At first sight revelations about his heart, and his forthcoming book about his medical problems, suggest a more sympathetic side to the hard-faced cynic who once promised to take America to ‘the dark side’ and celebrated the virtues of waterboarding. We know see a man who has suffered, and who has lived with the proximity of death, and is frightened at the prospect of mortality.
In 2010, lying in a hospital bed in a state of delirium after one of his operations, Cheney had a ‘near-death dream’ in which he was walking, a little like Russell Crowe in Gladiator, in a villa in a ‘beautiful place in Italy’ where he ‘walked stone paths to get coffee and newspapers’.
From his own perspective at least, Cheney is lucky to be alive, though many Americans and Iraqis may feel differently. But his health problems do not appear to have made him courageous or philosophical about the presence of the Reaper. Only last year refused to speak in Canada because it was ‘too dangerous.’
Cheney was one of many ‘chickenhawks’ in the Bush administration who were among the most ardent supporters of the Iraq war, even though they had no military experience, who dismissed the reservations or doubts expressed by Colin Powell and others who did, and who systematically and cynically used the September 11 attacks to manipulate American public opinion to support the war.

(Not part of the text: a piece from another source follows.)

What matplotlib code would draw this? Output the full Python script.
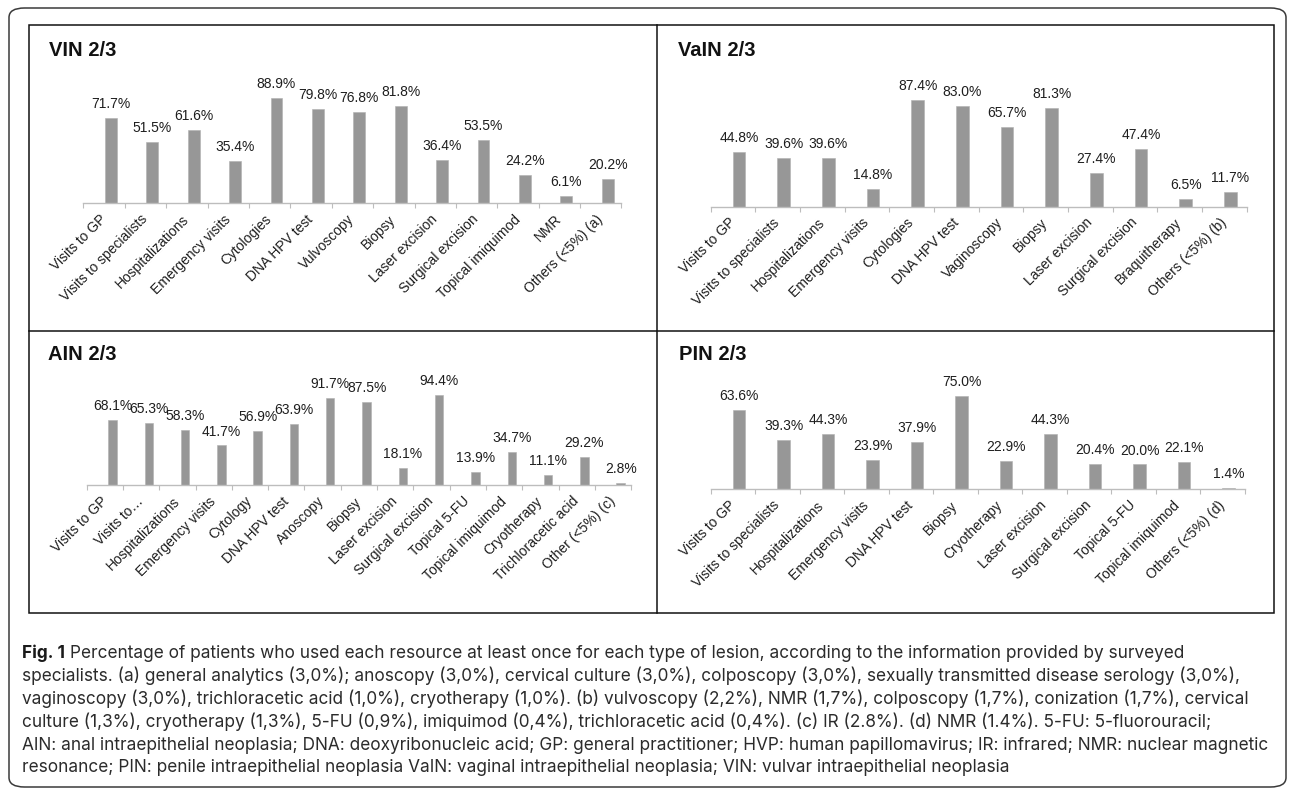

In his youth, Cheney once got five deferments to avoid the draft, yet even when the occupation of Iraq descended into bloody chaos, he insisted that Americans should not abandon the ‘battleground’ to the ‘terrorists.’ When presidential candidate John Kerry once called for a more ‘sensitive’ war on terror that was more consonant with American ‘values’, Cheney mocked him and suggested that his approach was not masculine and tough enough.
Nor has Cheney’s personal experience of the frailty of his own flesh made him empathetic toward the hundreds of thousands of bodies who died in the wars that he organized, or even towards the American soldiers who were killed, wounded or committed suicide as a result of them.
Paul Mitchell, the director of a recent documentary on the Iraq war interviewed Cheney and a number of other US officials, and found the former VP resolutely unapologetic, but reluctant to talk about the ‘bad decisions’ that turned the war into a disaster. According to Mitchell, ‘getting people, including Cheney, to even talk about it was incredibly difficult, not because they didn’t want to talk about it, because they just didn’t seem terribly interested in it.’
That, tragically, appears to be par for the course, nor are American officials the only ones to show such indifference. But Cheney bears more responsibility for that catastrophe than most, and for many other things besides, yet he has never shown the slightest indication that he gives a damn.
And that really doesn’t make me feel particularly sympathetic towards him. And no amount of discussion about his new heart will prevent me from wondering if he ever really had one to replace.